Während des Schnitts kam uns dann die Idee, einen rätoromanischen Reim als Off-Text einzusetzen. Eine Sprache, die viele nicht verstehen – das erzeugt eine zusätzliche Ebene. Für die, die sie verstehen, steckt darin eine versteckte Bedeutung. Für alle anderen wirkt es einfach besonders und geheimnisvoll.
(vha)
Was wir gelernt haben
Das Projekt hat uns viel gelehrt – organisatorisch, technisch und kreativ.

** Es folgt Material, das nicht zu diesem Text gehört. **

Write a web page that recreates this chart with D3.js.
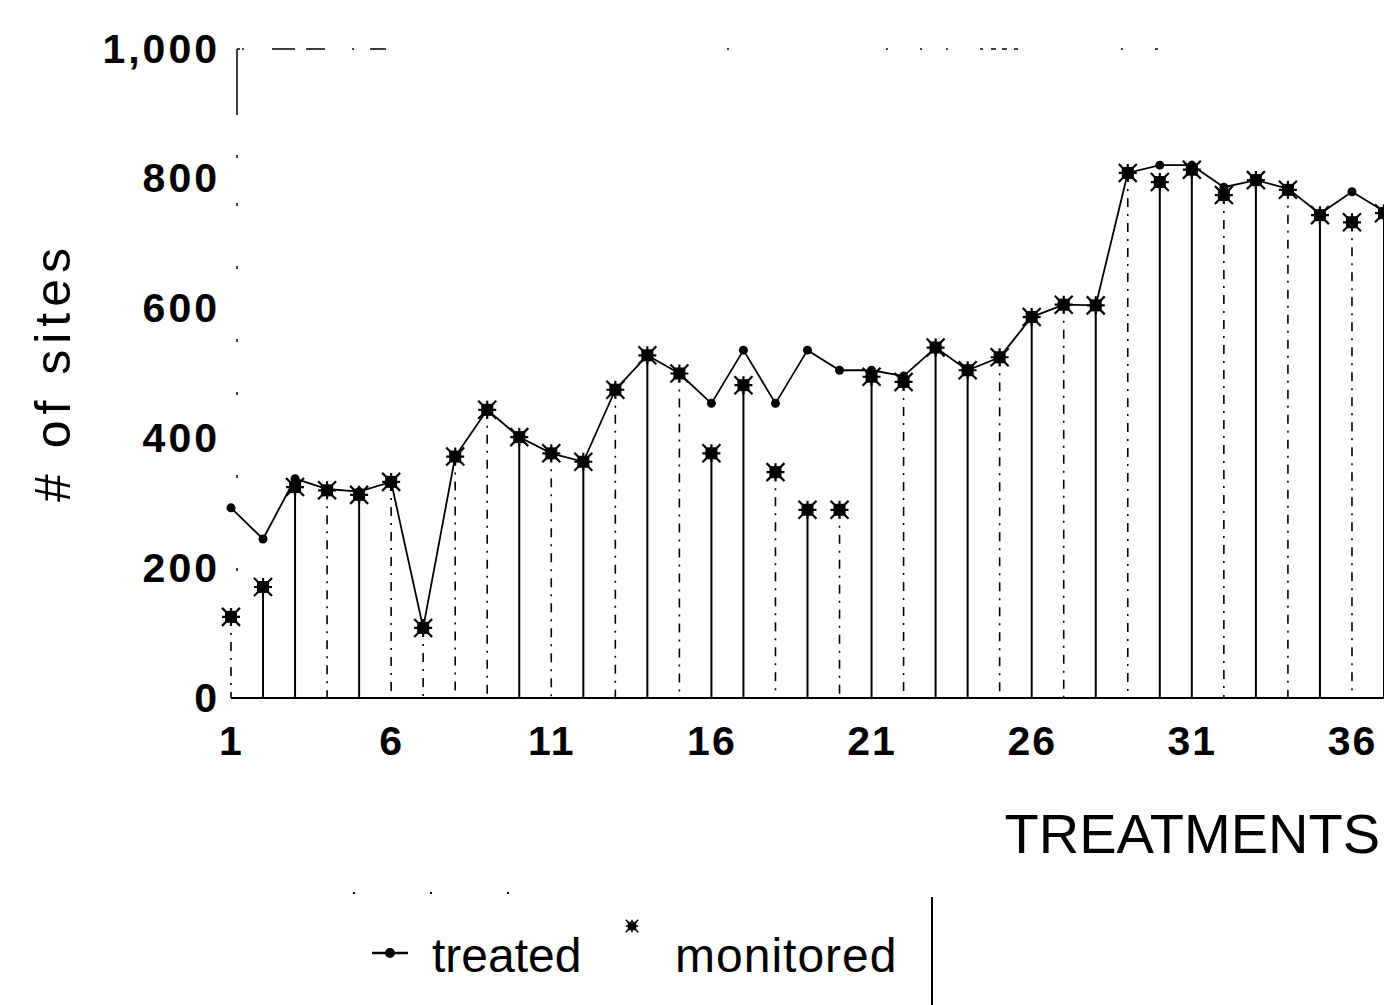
<!DOCTYPE html>
<html>
<head>
<meta charset="utf-8">
<script src="https://cdn.jsdelivr.net/npm/d3@7"></script>
<style>
  body { margin: 0; background: #fff; }
  svg { display: block; }
  text { font-family: "Liberation Sans", Arial, sans-serif; fill: #000; }
</style>
</head>
<body>
<svg id="chart" width="1384" height="1005"></svg>
<script>
// treatment numbers 1..37 (chart is cut off on the right)
const treatments = d3.range(1, 38);

// number of sites treated per treatment
const treated = [293, 245, 338, 322, 318, 333, 108, 372, 444, 402,
                 377, 364, 475, 528, 500, 454, 536, 454, 536, 505,
                 505, 496, 540, 505, 525, 587, 606, 605, 809, 821,
                 821, 787, 798, 785, 746, 780, 750];

// number of sites monitored per treatment
const monitored = [125, 171, 325, 320, 313, 333, 108, 372, 444, 402,
                   377, 364, 475, 528, 500, 377, 482, 348, 290, 290,
                   495, 487, 540, 505, 525, 587, 606, 605, 809, 795,
                   814, 775, 798, 783, 744, 733, 747];

const yTicks = [0, 200, 400, 600, 800, 1000];
const xTicks = [1, 6, 11, 16, 21, 26, 31, 36];

const svg = d3.select("#chart");

// scales
const x = d3.scaleLinear().domain([1, 37]).range([231, 1384]);
const y = d3.scaleLinear().domain([0, 1000]).range([698, 49]);

// drop lines that come out solid in the scan, the rest are broken
const solidDrops = new Set([2, 3, 5, 10, 12, 14, 16, 17, 19, 21, 23, 24, 26, 28, 30, 31, 33, 35, 37]);

// frame: left axis and top line (faint, broken like the original)
svg.append("line")
  .attr("x1", 237).attr("x2", 237)
  .attr("y1", y(1000)).attr("y2", y(0))
  .attr("stroke", "#000").attr("stroke-width", 1.5)
  .attr("stroke-dasharray", "66 40 3 45 3 60 3 70 3 50 3 80 3 90 3 200");

svg.append("line")
  .attr("x1", 237).attr("x2", 1170)
  .attr("y1", y(1000)).attr("y2", y(1000))
  .attr("stroke", "#000").attr("stroke-width", 1.5)
  .attr("stroke-dasharray",
        "3 2 2 28 23 11 19 27 2 16 16 341 2 157 2 32 2 24 2 32 3 8 5 6 5 7 4 103 2 32 3 2000");

// bottom axis line
svg.append("line")
  .attr("x1", x(1)).attr("x2", 1384)
  .attr("y1", y(0)).attr("y2", y(0))
  .attr("stroke", "#000").attr("stroke-width", 2);

// drop lines from the monitored value to 0
svg.append("g")
  .selectAll("line")
  .data(treatments)
  .enter().append("line")
  .attr("x1", d => x(d)).attr("x2", d => x(d))
  .attr("y1", (d, i) => y(monitored[i]))
  .attr("y2", y(0))
  .attr("stroke", "#000")
  .attr("stroke-width", d => solidDrops.has(d) ? 2 : 1.6)
  .attr("stroke-dasharray", d => solidDrops.has(d) ? null : "9 7 2 7");

// treated line
const line = d3.line()
  .x((d, i) => x(treatments[i]))
  .y(d => y(d));

svg.append("path")
  .datum(treated)
  .attr("d", line)
  .attr("fill", "none")
  .attr("stroke", "#000")
  .attr("stroke-width", 1.8);

svg.append("g")
  .selectAll("circle")
  .data(treated)
  .enter().append("circle")
  .attr("cx", (d, i) => x(treatments[i]))
  .attr("cy", d => y(d))
  .attr("r", 4.5)
  .attr("fill", "#000");

// asterisk marker for monitored
function asterisk(g, s) {
  g.append("rect")
    .attr("x", -6 * s).attr("y", -6 * s)
    .attr("width", 12 * s).attr("height", 12 * s)
    .attr("fill", "#000");
  g.append("path")
    .attr("d", `M${-9 * s},${-9 * s}L${9 * s},${9 * s}M${9 * s},${-9 * s}L${-9 * s},${9 * s}` +
               `M0,${-9 * s}L0,${9 * s}M${-9 * s},0L${9 * s},0`)
    .attr("stroke", "#000")
    .attr("stroke-width", 2.2 * s);
}

svg.append("g")
  .selectAll("g")
  .data(monitored)
  .enter().append("g")
  .attr("transform", (d, i) => `translate(${x(treatments[i])},${y(d)})`)
  .each(function () { asterisk(d3.select(this), 1); });

// y axis labels
const yAxis = d3.axisLeft(y)
  .tickValues(yTicks)
  .tickFormat(d3.format(","))
  .tickSize(0)
  .tickPadding(17);

const gy = svg.append("g")
  .attr("transform", "translate(237,0)")
  .call(yAxis);
gy.select(".domain").remove();
gy.selectAll("text")
  .attr("font-family", "Liberation Sans, Arial, sans-serif")
  .style("font-size", "41px")
  .style("font-weight", "bold")
  .style("letter-spacing", "3px");

// x axis labels
const xAxis = d3.axisBottom(x)
  .tickValues(xTicks)
  .tickFormat(d3.format("d"))
  .tickSize(0)
  .tickPadding(28);

const gx = svg.append("g")
  .attr("transform", `translate(0,${y(0)})`)
  .call(xAxis);
gx.select(".domain").remove();
gx.selectAll("text")
  .attr("font-family", "Liberation Sans, Arial, sans-serif")
  .style("font-size", "41px")
  .style("font-weight", "bold")
  .style("letter-spacing", "2px");

// axis titles
svg.append("text")
  .attr("transform", "translate(70,372) rotate(-90)")
  .attr("text-anchor", "middle")
  .style("font-size", "50px")
  .style("letter-spacing", "6px")
  .text("# of sites");

svg.append("text")
  .attr("x", 1380)
  .attr("y", 853)
  .attr("text-anchor", "end")
  .style("font-size", "56px")
  .text("TREATMENTS");

// legend
const legend = svg.append("g");

legend.append("line")
  .attr("x1", 353).attr("x2", 550)
  .attr("y1", 893).attr("y2", 893)
  .attr("stroke", "#000").attr("stroke-width", 2)
  .attr("stroke-dasharray", "2 75");

legend.append("line")
  .attr("x1", 372).attr("x2", 408)
  .attr("y1", 953).attr("y2", 953)
  .attr("stroke", "#000").attr("stroke-width", 2.5);
legend.append("circle")
  .attr("cx", 390).attr("cy", 953).attr("r", 5)
  .attr("fill", "#000");
legend.append("text")
  .attr("x", 432).attr("y", 972)
  .style("font-size", "48px")
  .text("treated");

asterisk(legend.append("g").attr("transform", "translate(632,926)"), 0.7);
legend.append("text")
  .attr("x", 675).attr("y", 972)
  .style("font-size", "48px")
  .style("letter-spacing", "1px")
  .text("monitored");

legend.append("line")
  .attr("x1", 932).attr("x2", 932)
  .attr("y1", 897).attr("y2", 1005)
  .attr("stroke", "#000").attr("stroke-width", 2);
</script>
</body>
</html>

Technisch haben wir gelernt, wie wichtig verlässliches Equipment ist. Auch gute Planung und flexible Zeitfenster sind entscheidend. Ein kaputter Gimbal oder schlechtes Licht können alles zunichtemachen. Organisatorisch war Zürich eine echte Prüfung. Doch gerade weil es nicht geklappt hat, lernten wir, wie wichtig es ist, Pläne umzustellen und sich anzupassen.
Kreative Entwicklung
Kreativ haben wir gemerkt: Eine gute Idee reicht nicht. Erst durch Feedback merkten wir, dass unserem Projekt Tiefe fehlte. Die Frage nach der Absicht begleitete uns über das ganze Projekt hinweg. Besonders in der Postproduktion lernten wir, auf unsere Intuition zu vertrauen. Das galt sowohl für den Schnitt als auch für die Musik. Auch wenn manches schwierig war, konnten wir so unseren eigenen Stil entwickeln.
Zusammenarbeit und Rückschläge
Die Teamarbeit funktionierte super. Wir hatten alle dasselbe Ziel vor Augen: ein gutes Video. Wir scheuten uns nicht, Szenen wegzuwerfen oder neu zu drehen. Rückschläge haben uns nicht zurückgeworfen – im Gegenteil, sie haben uns weitergebracht.
Unser Fazit
Manche Szenen sind stark, andere hätten vielleicht noch etwas spezifischer sein dürfen. Auch die Story bleibt eher offen – das war so gewollt, bringt aber auch Herausforderungen mit sich. Die Musik hat uns mehr abverlangt als gedacht, gerade weil wir das Tool noch nicht kannten.
Aber am Ende zählt: Wir haben ein atmosphärisches, visuell stimmiges Video produziert. Und wir haben dabei richtig viel gelernt – über Technik, Organisation, Teamwork und kreative Prozesse. Für uns war Coira da notg viel mehr als ein Videodreh. Es war ein echtes Lernprojekt – intensiv, fordernd, aber auch richtig erfüllend.